Destination: Memory Lane... Saved by a Bowl of Batchoy

I am getting fatter each day, I can feel it. I am less agile, less flexible, I have weaker stamina, and I can't jump as high as I could back then when I was a pro NBA Superstar. Char! Getting Old + Getting Fat = UNCOOLNESS! It's unbecoming of a pro blogger. I first felt the effect of my fattening when I got off a jeepney one time. I had a hard time keeping balance while avoiding the feet of other passengers, I almost fell. I was breathing hard after that endeavour.

SO there I was on the sidewalk, on my knees, breathing hard, with tears rolling down my cheeks, reminiscing the time when getting off a jeepney was a breeze. I was like a ninja back then. I nimbly skipped over the passengers' feet, with my toes touching the floor for a mere microsecond, after which I would end with a triple somersault dismount, land on both feet, with arms held high, a smile on my face, and pride in my heart. Now, this is what I am reduced to -- a fat ninja. I cry every night, because it's very lonely and I am fat. I am a lonely fat guy. That was why I decided to go to Abellana Sports Complex yesterday to join other fat joggingeros. Life is a choice... I choose to end my crying... I choose to be happy... I choose life.

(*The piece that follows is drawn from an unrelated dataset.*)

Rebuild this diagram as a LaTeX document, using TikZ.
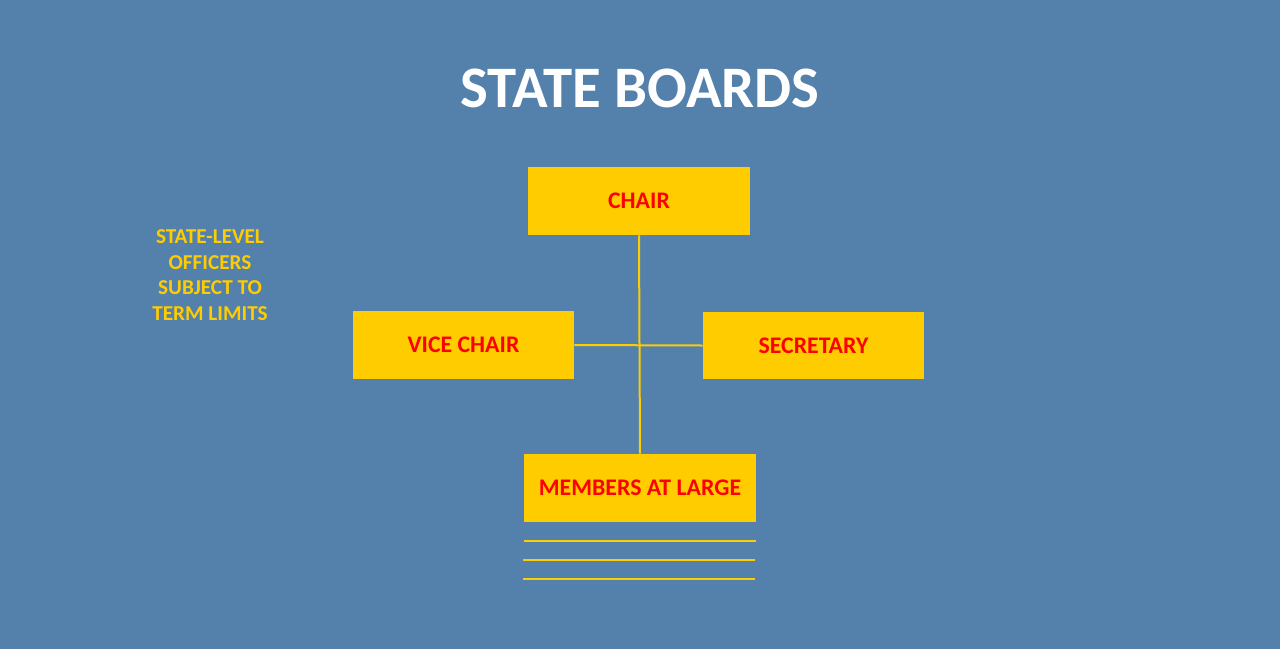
\documentclass[tikz,border=0pt]{standalone}
\usepackage{fontspec}
\setmainfont{Carlito}
\definecolor{bgblue}{RGB}{83,129,172}
\definecolor{boxyellow}{RGB}{255,204,0}
\definecolor{txtred}{RGB}{255,0,0}
\begin{document}
\begin{tikzpicture}[x=0.5pt,y=-0.5pt,
  rolebox/.style={fill=boxyellow,draw=none,inner sep=0pt,text=txtred,font=\fontsize{11.9}{14}\selectfont\bfseries},
  link/.style={draw=boxyellow,line width=1pt}]
\fill[bgblue] (0,0) rectangle (1280,649);
\useasboundingbox (0,0) rectangle (1280,649);
\node[font=\fontsize{29.4}{35}\selectfont\bfseries,text=white] (title) at (640,88) {STATE BOARDS};
\node[rolebox,minimum width=111pt,minimum height=34pt] (chair) at (639,201) {CHAIR};
\node[rolebox,minimum width=110.5pt,minimum height=34pt] (vice) at (463.5,345) {VICE CHAIR};
\node[rolebox,minimum width=110.5pt,minimum height=33.5pt] (sec) at (813.5,345.5) {SECRETARY};
\node[rolebox,minimum width=116pt,minimum height=34pt] (mem) at (640,488) {MEMBERS AT LARGE};
\node[text=boxyellow,font=\fontsize{10.6}{12.75}\selectfont\bfseries,align=center] (note) at (210,275) {STATE-LEVEL\\OFFICERS\\SUBJECT TO\\TERM LIMITS};
\draw[link] (chair.south) -- (mem.north);
\draw[link] (vice.east) -- (sec.west);
\coordinate (l1a) at (524,541); \coordinate (l1b) at (756,541);
\coordinate (l2a) at (523,560); \coordinate (l2b) at (755,560);
\coordinate (l3a) at (523,579); \coordinate (l3b) at (755,579);
\draw[link] (l1a) -- (l1b);
\draw[link] (l2a) -- (l2b);
\draw[link] (l3a) -- (l3b);
\end{tikzpicture}
\end{document}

The clock stroke 5, I coolfully went over to the Log-in-log-out Server to log out. Then I rushed out of the building like a raging bull, all fired up for the fat burning extravaganza galore. Luckily, a 62C jeepney was parked across the street, everything was in order, I was definitely fated for a fat burning extravanganza galore.

Inside the jeepney I was planning my fat burning regimen in my head. After a fiery debate with myself, I decided that I would jog for 30 mins, then join the tae bo class, after which I would cool down by jogging again. Then it hit me, like a fresh and steamy fecal matter in my face, I missed the corner that lead to Abellana Sports Complex 10 minutes ago. I lost my momemtum instantly. It bursted like a cute little bubble. It's hopeless, I'll be fat forever... I just wanna die. I didn't bother to get off the jeepney, I rode it the rest of the time. As the Jeepney turned at a corner a familiar sight came to view, its Manalili Street. This was where I reviewed for the engineering Board exams. I shouted to the driver: "Hey, Mr. Driver stop the vehicle now! Stop it! Stoooop!" But he didn't stop so I leaped off the speeding jeepney and rolled on the ground. I felt like Lito Lapid (my all time pinoy action star idol) for a moment. It was a glorious feeling. I had no rational explanation for what i did... My body moved as dictated by my heart. So I walked along the all too familiar street, then there it was my fave "tambayan" (not STARBUCKS) during the review -- a dirty Batchoyan. It was a small Bathcoyan that looked really dirty, but there batchoi was heavenly. I ordered the house's special (there were only two kinds special(with egg) and regular(no egg)), 3 "puso's" (cooked rice contained in diamond-shaped containers made from coconut leaves), and Jazz Cola. It was the best... I was full. Eating is so uplifting. Everytime I eat I feel happy and alive. Then I realized being fat is not bad. I just have to widen my perception for me to fit in it. Why should I be sad, I gained something didn't I? And for those people who said that I'm out of shape, you're dead wrong, ROUND is still a shape. Then I continued to walk down memory lane... happily.

Thank You Batchoy, you saved my life.